▶ _AIM_
Copy, exactly and only, the lines from the one with "Emit a Python" up to and including the one with "import matplotlib.pyplot as plt", leaving pictures out.
◇ ◇ ◇ ◇
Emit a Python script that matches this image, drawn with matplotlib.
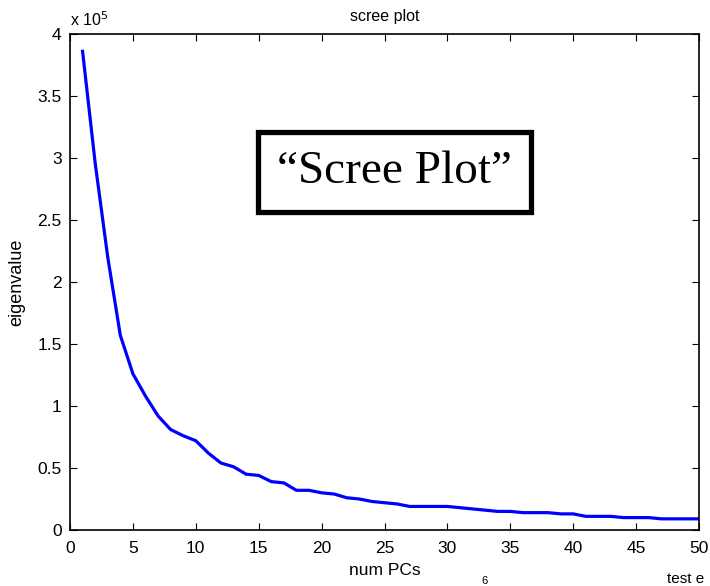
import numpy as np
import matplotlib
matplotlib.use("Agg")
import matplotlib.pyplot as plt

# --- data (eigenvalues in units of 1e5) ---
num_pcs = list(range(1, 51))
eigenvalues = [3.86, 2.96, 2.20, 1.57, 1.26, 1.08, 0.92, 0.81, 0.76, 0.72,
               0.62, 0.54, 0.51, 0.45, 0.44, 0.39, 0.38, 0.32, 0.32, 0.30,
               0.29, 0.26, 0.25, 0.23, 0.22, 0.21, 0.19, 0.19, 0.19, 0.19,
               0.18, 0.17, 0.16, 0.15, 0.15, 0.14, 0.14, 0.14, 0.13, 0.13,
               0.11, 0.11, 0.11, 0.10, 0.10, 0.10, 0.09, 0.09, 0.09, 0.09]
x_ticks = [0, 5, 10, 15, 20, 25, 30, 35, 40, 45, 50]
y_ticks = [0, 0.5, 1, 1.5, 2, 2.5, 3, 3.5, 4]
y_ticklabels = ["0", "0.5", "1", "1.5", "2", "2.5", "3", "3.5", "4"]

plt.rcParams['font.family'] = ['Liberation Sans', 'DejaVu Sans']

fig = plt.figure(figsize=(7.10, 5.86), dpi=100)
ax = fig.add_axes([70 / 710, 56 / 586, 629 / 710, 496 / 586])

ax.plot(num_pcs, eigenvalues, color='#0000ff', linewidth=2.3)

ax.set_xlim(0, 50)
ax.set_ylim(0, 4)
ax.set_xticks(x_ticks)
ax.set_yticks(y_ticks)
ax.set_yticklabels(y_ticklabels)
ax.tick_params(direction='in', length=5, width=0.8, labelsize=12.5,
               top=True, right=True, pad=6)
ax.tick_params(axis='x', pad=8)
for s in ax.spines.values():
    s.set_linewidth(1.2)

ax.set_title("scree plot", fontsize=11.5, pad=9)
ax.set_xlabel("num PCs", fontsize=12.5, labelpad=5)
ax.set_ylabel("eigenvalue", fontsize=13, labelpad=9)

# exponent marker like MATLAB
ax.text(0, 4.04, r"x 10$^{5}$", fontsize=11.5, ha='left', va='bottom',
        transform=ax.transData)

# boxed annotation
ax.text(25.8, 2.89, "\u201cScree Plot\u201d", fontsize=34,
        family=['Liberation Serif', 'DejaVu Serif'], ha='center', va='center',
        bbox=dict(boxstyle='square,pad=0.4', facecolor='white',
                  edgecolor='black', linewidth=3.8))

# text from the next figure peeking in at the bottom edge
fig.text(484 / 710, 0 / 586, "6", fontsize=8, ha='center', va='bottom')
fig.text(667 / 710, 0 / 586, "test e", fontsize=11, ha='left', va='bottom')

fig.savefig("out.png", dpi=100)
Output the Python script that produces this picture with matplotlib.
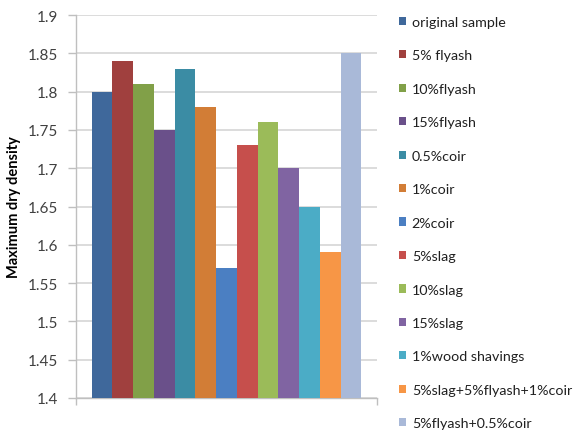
◇ ◇ ◇ ◇
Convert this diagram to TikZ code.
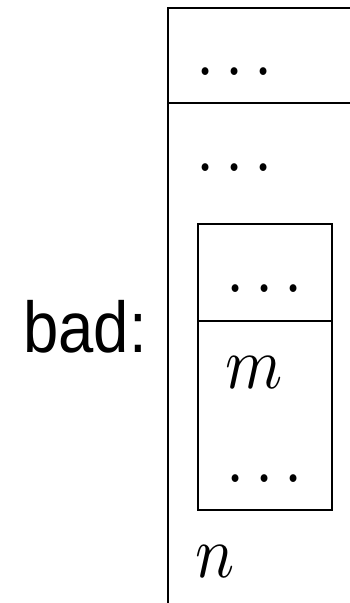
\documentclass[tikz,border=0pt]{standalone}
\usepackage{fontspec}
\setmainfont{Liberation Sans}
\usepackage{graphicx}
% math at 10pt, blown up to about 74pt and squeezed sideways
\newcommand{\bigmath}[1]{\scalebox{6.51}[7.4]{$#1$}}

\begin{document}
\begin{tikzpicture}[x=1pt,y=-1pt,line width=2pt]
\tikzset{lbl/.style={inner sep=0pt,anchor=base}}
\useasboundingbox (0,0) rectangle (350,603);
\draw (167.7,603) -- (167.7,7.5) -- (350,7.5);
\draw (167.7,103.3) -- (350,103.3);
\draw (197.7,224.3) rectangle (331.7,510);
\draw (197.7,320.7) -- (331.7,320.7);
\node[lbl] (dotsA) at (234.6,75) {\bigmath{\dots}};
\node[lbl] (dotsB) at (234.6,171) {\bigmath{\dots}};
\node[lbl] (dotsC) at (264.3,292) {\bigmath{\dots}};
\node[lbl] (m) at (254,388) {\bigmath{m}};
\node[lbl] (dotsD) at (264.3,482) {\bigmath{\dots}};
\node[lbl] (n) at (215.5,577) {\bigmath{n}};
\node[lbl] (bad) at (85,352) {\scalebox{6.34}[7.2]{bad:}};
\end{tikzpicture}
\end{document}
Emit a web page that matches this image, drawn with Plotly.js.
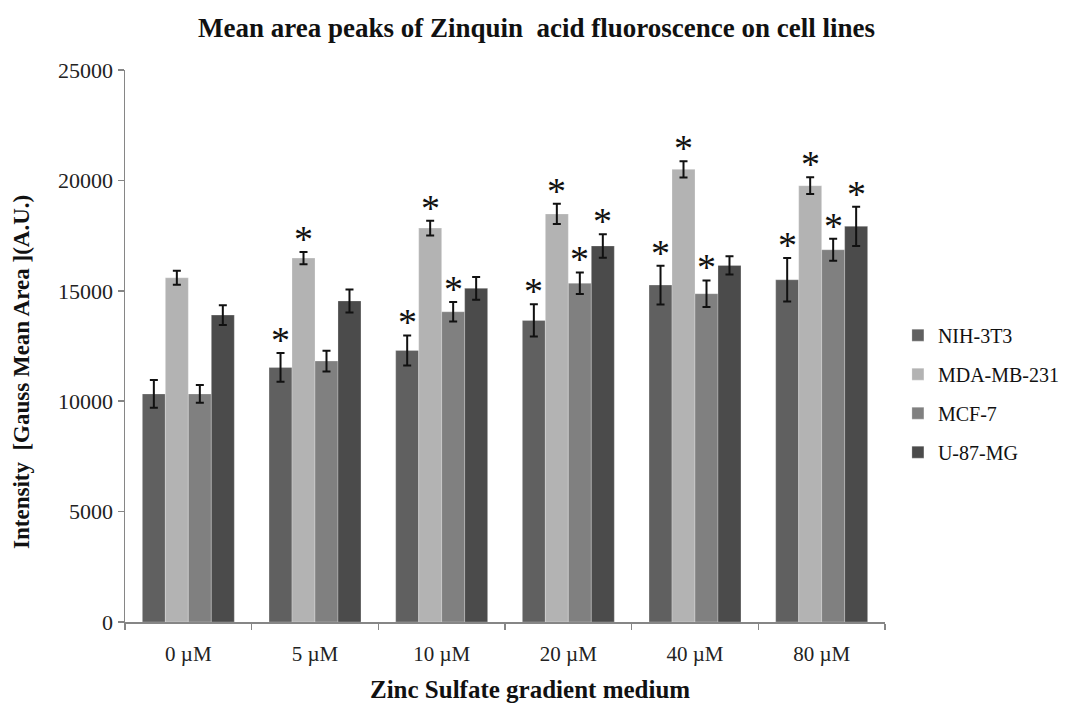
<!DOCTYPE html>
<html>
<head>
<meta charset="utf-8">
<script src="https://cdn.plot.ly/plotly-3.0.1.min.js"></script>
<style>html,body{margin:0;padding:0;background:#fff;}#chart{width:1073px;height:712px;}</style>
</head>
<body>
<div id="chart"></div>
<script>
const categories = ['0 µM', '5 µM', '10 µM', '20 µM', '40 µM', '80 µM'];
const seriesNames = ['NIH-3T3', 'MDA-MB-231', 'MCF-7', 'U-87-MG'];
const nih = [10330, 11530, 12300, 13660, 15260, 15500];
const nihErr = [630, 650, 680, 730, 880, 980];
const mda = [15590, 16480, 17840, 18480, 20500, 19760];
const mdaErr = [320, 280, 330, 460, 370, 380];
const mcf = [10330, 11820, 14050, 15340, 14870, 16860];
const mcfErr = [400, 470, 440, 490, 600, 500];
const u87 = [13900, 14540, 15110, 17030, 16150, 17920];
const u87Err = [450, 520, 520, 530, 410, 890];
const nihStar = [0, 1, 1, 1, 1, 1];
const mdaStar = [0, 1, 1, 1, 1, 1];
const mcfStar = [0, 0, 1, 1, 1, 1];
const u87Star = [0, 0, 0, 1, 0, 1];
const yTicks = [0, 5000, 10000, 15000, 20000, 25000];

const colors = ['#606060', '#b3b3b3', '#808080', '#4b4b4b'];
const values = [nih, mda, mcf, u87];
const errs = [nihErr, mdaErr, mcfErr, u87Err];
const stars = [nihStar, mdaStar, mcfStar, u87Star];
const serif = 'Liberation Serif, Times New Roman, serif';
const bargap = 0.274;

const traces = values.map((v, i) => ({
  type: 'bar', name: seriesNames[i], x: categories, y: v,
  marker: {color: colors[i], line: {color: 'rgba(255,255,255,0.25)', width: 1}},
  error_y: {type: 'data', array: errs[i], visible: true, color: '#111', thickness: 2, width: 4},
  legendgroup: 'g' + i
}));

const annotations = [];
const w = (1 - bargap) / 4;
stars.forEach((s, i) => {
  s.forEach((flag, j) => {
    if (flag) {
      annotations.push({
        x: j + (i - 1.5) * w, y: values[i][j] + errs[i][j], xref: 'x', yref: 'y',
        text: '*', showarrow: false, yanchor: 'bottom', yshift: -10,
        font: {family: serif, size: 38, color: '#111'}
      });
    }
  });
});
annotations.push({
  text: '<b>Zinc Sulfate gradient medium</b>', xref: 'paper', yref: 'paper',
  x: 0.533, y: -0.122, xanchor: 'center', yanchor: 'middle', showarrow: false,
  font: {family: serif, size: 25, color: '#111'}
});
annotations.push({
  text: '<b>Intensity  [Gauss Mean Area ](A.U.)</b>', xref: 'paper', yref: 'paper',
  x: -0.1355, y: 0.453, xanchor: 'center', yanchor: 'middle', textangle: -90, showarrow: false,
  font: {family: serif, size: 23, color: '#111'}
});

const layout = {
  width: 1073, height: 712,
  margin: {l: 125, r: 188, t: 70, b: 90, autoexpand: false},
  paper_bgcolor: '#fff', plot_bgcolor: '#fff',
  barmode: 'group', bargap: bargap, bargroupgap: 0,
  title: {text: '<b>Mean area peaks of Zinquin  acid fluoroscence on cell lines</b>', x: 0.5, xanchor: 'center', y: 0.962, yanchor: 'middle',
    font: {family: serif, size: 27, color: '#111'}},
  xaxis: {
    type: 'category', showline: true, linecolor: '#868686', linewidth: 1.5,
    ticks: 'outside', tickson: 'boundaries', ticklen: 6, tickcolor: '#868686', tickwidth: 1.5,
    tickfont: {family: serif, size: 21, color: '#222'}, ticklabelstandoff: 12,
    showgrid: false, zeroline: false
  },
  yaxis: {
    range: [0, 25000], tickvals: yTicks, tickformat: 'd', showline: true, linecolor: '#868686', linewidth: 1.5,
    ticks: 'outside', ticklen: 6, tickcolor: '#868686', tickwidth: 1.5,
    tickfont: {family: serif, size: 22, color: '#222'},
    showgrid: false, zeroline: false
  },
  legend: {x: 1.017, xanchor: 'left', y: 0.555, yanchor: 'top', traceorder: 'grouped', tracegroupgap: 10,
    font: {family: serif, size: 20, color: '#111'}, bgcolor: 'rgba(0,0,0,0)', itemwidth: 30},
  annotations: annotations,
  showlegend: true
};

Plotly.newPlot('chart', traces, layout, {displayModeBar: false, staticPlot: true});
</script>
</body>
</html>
◇ ◇ ◇ ◇
▶ _ANSWER TO THIS PROBLEM_
Emit a Python script that matches this image, drawn with matplotlib.
import numpy as np
import matplotlib
matplotlib.use("Agg")
import matplotlib.pyplot as plt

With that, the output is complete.